Arthur Ransome’s “The Big Six”

When boats are being mysteriously cast adrift on the Norfolk Broads, suspicious eyes are turned on Bill, Joe and Pete, the three young sons of boat-builders. The three boys have to call on the help of their friend, doctor’s son Tom Dudgeon, and visiting fellow birdwatchers Dick and Dorothea Callum to nail the culprit.

On the Norfolk Broads (c) John Bainbridge 2015

On the Norfolk Broads (c) John Bainbridge 2015

“The Big Six” is a 1930s set detective story for children, which means that adults can enjoy it as well. It is, of course, one of the famous “Swallows and Amazons” novels by Arthur Ransome. It is a thrilling tale of suspicion, chases, subterfuge and social comment.

It is the direct sequel to Ransome’s “Coot Club”, which has the same Norfolk setting and characters. In that book, Tom Dudgeon has to set loose a boat to save a bird’s nest – hence the local people’s belief that members of the Coot Club are responsible when lots of boats go adrift a few months later.

Are they guilty, or is someone trying to blacken their good name? This is a wonderful page-turner, and quite an amusing homage to 1930s detective stories.

Ransome was a fascinating character; after years of apprentice work as a hack writer in pre-Great War London, he went to Russia to study its folklore and story-telling traditions. He became a first-hand witness to the Russian Revolution, played chess with Lenin, and came away married to Evgenia, a jolly young lady who just happened to be Leon Trotsky’s secretary. He was probably a spy as well.

Settling, at various times, in the Lake District, East Anglia and London, he became an acclaimed feature writer and the author of the children’s novels about the adventuring Swallows and Amazons. Those children don’t actually appear in “The Big Six”, though there are links through their friends Dick and Dorothea Callum.

The novel, though set at the beginning of the ‘thirties, was first published in 1940 – a time when the very survival of the United Kingdom was questionable. The first readers must have perused its pages against the background of air-raid sirens, perhaps huddling in shelters against the falling bombs, or as young evacuees sent to safety in remote areas of the countryside. By that time Norfolk itself was part of an armed camp, soldiers on the march, airfields being constructed, fighters overhead and members of the Home Guard preparing to repel Nazi parachutists.

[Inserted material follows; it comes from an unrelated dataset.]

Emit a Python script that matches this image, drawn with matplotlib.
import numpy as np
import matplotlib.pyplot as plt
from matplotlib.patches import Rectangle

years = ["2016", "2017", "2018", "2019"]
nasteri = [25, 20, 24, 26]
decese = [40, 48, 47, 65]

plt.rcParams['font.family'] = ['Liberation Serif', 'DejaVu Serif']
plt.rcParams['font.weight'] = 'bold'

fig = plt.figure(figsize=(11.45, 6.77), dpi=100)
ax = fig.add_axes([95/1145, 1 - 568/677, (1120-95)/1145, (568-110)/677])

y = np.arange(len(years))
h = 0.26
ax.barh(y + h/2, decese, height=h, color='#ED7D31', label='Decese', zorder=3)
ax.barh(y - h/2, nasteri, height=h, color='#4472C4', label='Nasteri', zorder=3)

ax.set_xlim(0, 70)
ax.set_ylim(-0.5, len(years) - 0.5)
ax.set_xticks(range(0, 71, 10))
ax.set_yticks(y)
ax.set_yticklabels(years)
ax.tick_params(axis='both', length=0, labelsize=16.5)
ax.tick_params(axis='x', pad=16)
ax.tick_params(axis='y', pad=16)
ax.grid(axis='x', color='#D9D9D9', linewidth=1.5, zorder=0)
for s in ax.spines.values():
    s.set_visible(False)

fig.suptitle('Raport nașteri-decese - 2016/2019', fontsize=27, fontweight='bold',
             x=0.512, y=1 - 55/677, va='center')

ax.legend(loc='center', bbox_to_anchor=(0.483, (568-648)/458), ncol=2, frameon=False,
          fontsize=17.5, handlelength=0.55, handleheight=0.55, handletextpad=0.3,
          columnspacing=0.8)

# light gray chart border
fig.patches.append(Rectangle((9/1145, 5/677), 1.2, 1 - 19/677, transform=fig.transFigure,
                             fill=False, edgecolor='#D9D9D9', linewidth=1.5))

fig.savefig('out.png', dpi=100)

Looking back a decade to a quieter England, must have been quite a relief to the book’s early fans.

A Heron at Horning (c) John Bainbridge 2015

A Heron at Horning (c) John Bainbridge 2015

The book, like its predecessor “Coot Club” is Ransome’s love letter to the Norfolk Broads. He writes quite beautifully about the countryside there. Years later, when I was an undergraduate at the nearby University of East Anglia, I used to journey up to Wroxham or Horning and hire a little boat and explore these same waters. The Broads are one of the delights of England. I was inspired very much by my childhood reading of Arthur Ransome.

Ransome writes with wonderful veracity about the Broads at a most interesting time. We see the early effects of tourism and boat hire, but there is a beautiful portrait of an eel-sett at night, the activities of an old-style village policeman, pre-war boatyards, doctors, solicitors and fishermen. More than a vanished world in so many ways. But the echoes are there if you go to the Norfolk Broads and look for yourself.

Norfolk Broads (c) John Bainbridge 2015

Norfolk Broads (c) John Bainbridge 2015

Ransome is particularly good at defining the class system, that silly institution that still bedevils so much of British existence. It’s interesting that the doctor’s son Tom Dudgeon is only very briefly suspected of being the culprit, even though he has form for casting off boats in the previous novel. But Bill, Pete and Joe, working class sons of boat-builders, are immediately under suspicion and persecuted in ways they wouldn’t be if they were perceived to be higher up the social scale. You can sense Ransome’s impatience with the class nonsense all the way through the book.

Like all good detective novels, there are lots of clues, red herrings, a race against time and a thrilling denouement. And characters that leap off the page.

If you haven’t encountered Ransome before this is a good one to start with, though you might like to try “Coot Club” first, or better still read all of the Swallows and Amazons novels in the order they were written.